* start DATA SEGMENT *

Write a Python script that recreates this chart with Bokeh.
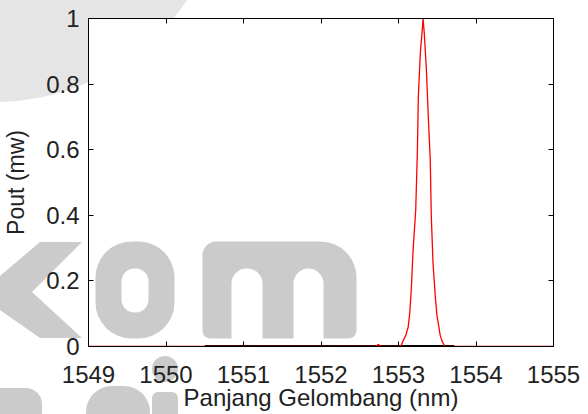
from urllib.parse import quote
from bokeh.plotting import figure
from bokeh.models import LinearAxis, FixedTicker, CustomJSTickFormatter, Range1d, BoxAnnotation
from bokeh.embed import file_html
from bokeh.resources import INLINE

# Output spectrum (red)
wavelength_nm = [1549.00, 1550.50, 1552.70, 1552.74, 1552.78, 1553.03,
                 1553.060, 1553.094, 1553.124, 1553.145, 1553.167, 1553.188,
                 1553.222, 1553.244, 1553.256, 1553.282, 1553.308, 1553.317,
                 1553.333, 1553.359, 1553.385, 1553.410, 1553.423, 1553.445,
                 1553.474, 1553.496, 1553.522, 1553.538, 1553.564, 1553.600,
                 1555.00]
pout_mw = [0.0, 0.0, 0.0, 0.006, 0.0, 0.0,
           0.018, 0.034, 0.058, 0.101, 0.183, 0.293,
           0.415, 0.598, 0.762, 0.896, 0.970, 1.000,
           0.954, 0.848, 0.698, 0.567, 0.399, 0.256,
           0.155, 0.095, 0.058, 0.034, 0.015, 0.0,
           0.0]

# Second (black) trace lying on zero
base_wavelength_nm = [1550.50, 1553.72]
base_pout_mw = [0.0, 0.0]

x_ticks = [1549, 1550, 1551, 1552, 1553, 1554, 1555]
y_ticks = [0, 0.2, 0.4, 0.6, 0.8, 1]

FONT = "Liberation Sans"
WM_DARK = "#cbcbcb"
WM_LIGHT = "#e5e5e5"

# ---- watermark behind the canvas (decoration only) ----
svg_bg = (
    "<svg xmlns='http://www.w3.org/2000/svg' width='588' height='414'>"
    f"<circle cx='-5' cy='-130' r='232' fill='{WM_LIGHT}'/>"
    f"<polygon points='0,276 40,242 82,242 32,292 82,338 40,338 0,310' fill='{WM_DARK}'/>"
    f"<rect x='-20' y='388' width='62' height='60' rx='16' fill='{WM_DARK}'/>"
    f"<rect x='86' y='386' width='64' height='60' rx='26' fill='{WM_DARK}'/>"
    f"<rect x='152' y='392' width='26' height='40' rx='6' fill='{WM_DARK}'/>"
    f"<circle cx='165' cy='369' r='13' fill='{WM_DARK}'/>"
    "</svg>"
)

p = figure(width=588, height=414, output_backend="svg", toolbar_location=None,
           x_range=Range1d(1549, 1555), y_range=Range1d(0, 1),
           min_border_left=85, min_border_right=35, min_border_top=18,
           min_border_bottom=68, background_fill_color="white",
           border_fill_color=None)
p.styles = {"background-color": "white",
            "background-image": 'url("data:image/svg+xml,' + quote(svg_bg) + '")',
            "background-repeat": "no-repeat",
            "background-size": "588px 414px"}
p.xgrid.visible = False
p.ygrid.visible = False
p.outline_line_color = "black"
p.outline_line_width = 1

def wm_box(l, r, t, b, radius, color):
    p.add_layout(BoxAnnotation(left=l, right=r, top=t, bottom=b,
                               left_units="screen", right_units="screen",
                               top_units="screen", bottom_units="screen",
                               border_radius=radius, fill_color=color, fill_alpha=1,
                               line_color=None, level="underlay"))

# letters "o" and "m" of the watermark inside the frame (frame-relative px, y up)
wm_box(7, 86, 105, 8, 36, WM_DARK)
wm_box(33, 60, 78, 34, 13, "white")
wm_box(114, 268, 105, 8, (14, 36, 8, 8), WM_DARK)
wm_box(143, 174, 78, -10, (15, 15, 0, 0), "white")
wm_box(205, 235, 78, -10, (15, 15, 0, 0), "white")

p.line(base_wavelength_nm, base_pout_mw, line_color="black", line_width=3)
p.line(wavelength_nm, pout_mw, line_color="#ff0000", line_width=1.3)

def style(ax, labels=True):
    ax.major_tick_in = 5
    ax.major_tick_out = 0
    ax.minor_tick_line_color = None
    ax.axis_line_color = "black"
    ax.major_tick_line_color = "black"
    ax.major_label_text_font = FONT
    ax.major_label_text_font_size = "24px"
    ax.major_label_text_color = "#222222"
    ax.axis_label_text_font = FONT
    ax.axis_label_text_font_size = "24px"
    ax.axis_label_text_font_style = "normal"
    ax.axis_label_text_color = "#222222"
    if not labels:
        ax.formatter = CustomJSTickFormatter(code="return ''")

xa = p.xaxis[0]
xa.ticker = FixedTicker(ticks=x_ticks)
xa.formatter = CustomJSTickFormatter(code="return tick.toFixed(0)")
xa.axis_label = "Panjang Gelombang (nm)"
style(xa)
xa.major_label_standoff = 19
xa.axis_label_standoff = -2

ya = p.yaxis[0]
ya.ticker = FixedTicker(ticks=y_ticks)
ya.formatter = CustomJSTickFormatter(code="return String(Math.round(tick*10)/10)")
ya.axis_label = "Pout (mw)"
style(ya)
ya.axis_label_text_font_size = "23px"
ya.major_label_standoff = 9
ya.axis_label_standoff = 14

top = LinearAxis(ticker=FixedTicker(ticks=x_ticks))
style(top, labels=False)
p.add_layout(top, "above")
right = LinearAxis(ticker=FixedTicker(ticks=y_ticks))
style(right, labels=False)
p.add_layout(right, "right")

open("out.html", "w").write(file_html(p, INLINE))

* end DATA SEGMENT *

- **TASK PROMPT**
Make an exact reproduction of the listing above, without any pictures.

- **WRITTEN RESPONSE**
Write a Python script that recreates this chart with Bokeh.
from urllib.parse import quote
from bokeh.plotting import figure
from bokeh.models import LinearAxis, FixedTicker, CustomJSTickFormatter, Range1d, BoxAnnotation
from bokeh.embed import file_html
from bokeh.resources import INLINE

# Output spectrum (red)
wavelength_nm = [1549.00, 1550.50, 1552.70, 1552.74, 1552.78, 1553.03,
                 1553.060, 1553.094, 1553.124, 1553.145, 1553.167, 1553.188,
                 1553.222, 1553.244, 1553.256, 1553.282, 1553.308, 1553.317,
                 1553.333, 1553.359, 1553.385, 1553.410, 1553.423, 1553.445,
                 1553.474, 1553.496, 1553.522, 1553.538, 1553.564, 1553.600,
                 1555.00]
pout_mw = [0.0, 0.0, 0.0, 0.006, 0.0, 0.0,
           0.018, 0.034, 0.058, 0.101, 0.183, 0.293,
           0.415, 0.598, 0.762, 0.896, 0.970, 1.000,
           0.954, 0.848, 0.698, 0.567, 0.399, 0.256,
           0.155, 0.095, 0.058, 0.034, 0.015, 0.0,
           0.0]

# Second (black) trace lying on zero
base_wavelength_nm = [1550.50, 1553.72]
base_pout_mw = [0.0, 0.0]

x_ticks = [1549, 1550, 1551, 1552, 1553, 1554, 1555]
y_ticks = [0, 0.2, 0.4, 0.6, 0.8, 1]

FONT = "Liberation Sans"
WM_DARK = "#cbcbcb"
WM_LIGHT = "#e5e5e5"

# ---- watermark behind the canvas (decoration only) ----
svg_bg = (
    "<svg xmlns='http://www.w3.org/2000/svg' width='588' height='414'>"
    f"<circle cx='-5' cy='-130' r='232' fill='{WM_LIGHT}'/>"
    f"<polygon points='0,276 40,242 82,242 32,292 82,338 40,338 0,310' fill='{WM_DARK}'/>"
    f"<rect x='-20' y='388' width='62' height='60' rx='16' fill='{WM_DARK}'/>"
    f"<rect x='86' y='386' width='64' height='60' rx='26' fill='{WM_DARK}'/>"
    f"<rect x='152' y='392' width='26' height='40' rx='6' fill='{WM_DARK}'/>"
    f"<circle cx='165' cy='369' r='13' fill='{WM_DARK}'/>"
    "</svg>"
)

p = figure(width=588, height=414, output_backend="svg", toolbar_location=None,
           x_range=Range1d(1549, 1555), y_range=Range1d(0, 1),
           min_border_left=85, min_border_right=35, min_border_top=18,
           min_border_bottom=68, background_fill_color="white",
           border_fill_color=None)
p.styles = {"background-color": "white",
            "background-image": 'url("data:image/svg+xml,' + quote(svg_bg) + '")',
            "background-repeat": "no-repeat",
            "background-size": "588px 414px"}
p.xgrid.visible = False
p.ygrid.visible = False
p.outline_line_color = "black"
p.outline_line_width = 1

def wm_box(l, r, t, b, radius, color):
    p.add_layout(BoxAnnotation(left=l, right=r, top=t, bottom=b,
                               left_units="screen", right_units="screen",
                               top_units="screen", bottom_units="screen",
                               border_radius=radius, fill_color=color, fill_alpha=1,
                               line_color=None, level="underlay"))

# letters "o" and "m" of the watermark inside the frame (frame-relative px, y up)
wm_box(7, 86, 105, 8, 36, WM_DARK)
wm_box(33, 60, 78, 34, 13, "white")
wm_box(114, 268, 105, 8, (14, 36, 8, 8), WM_DARK)
wm_box(143, 174, 78, -10, (15, 15, 0, 0), "white")
wm_box(205, 235, 78, -10, (15, 15, 0, 0), "white")

p.line(base_wavelength_nm, base_pout_mw, line_color="black", line_width=3)
p.line(wavelength_nm, pout_mw, line_color="#ff0000", line_width=1.3)

def style(ax, labels=True):
    ax.major_tick_in = 5
    ax.major_tick_out = 0
    ax.minor_tick_line_color = None
    ax.axis_line_color = "black"
    ax.major_tick_line_color = "black"
    ax.major_label_text_font = FONT
    ax.major_label_text_font_size = "24px"
    ax.major_label_text_color = "#222222"
    ax.axis_label_text_font = FONT
    ax.axis_label_text_font_size = "24px"
    ax.axis_label_text_font_style = "normal"
    ax.axis_label_text_color = "#222222"
    if not labels:
        ax.formatter = CustomJSTickFormatter(code="return ''")

xa = p.xaxis[0]
xa.ticker = FixedTicker(ticks=x_ticks)
xa.formatter = CustomJSTickFormatter(code="return tick.toFixed(0)")
xa.axis_label = "Panjang Gelombang (nm)"
style(xa)
xa.major_label_standoff = 19
xa.axis_label_standoff = -2

ya = p.yaxis[0]
ya.ticker = FixedTicker(ticks=y_ticks)
ya.formatter = CustomJSTickFormatter(code="return String(Math.round(tick*10)/10)")
ya.axis_label = "Pout (mw)"
style(ya)
ya.axis_label_text_font_size = "23px"
ya.major_label_standoff = 9
ya.axis_label_standoff = 14

top = LinearAxis(ticker=FixedTicker(ticks=x_ticks))
style(top, labels=False)
p.add_layout(top, "above")
right = LinearAxis(ticker=FixedTicker(ticks=y_ticks))
style(right, labels=False)
p.add_layout(right, "right")

open("out.html", "w").write(file_html(p, INLINE))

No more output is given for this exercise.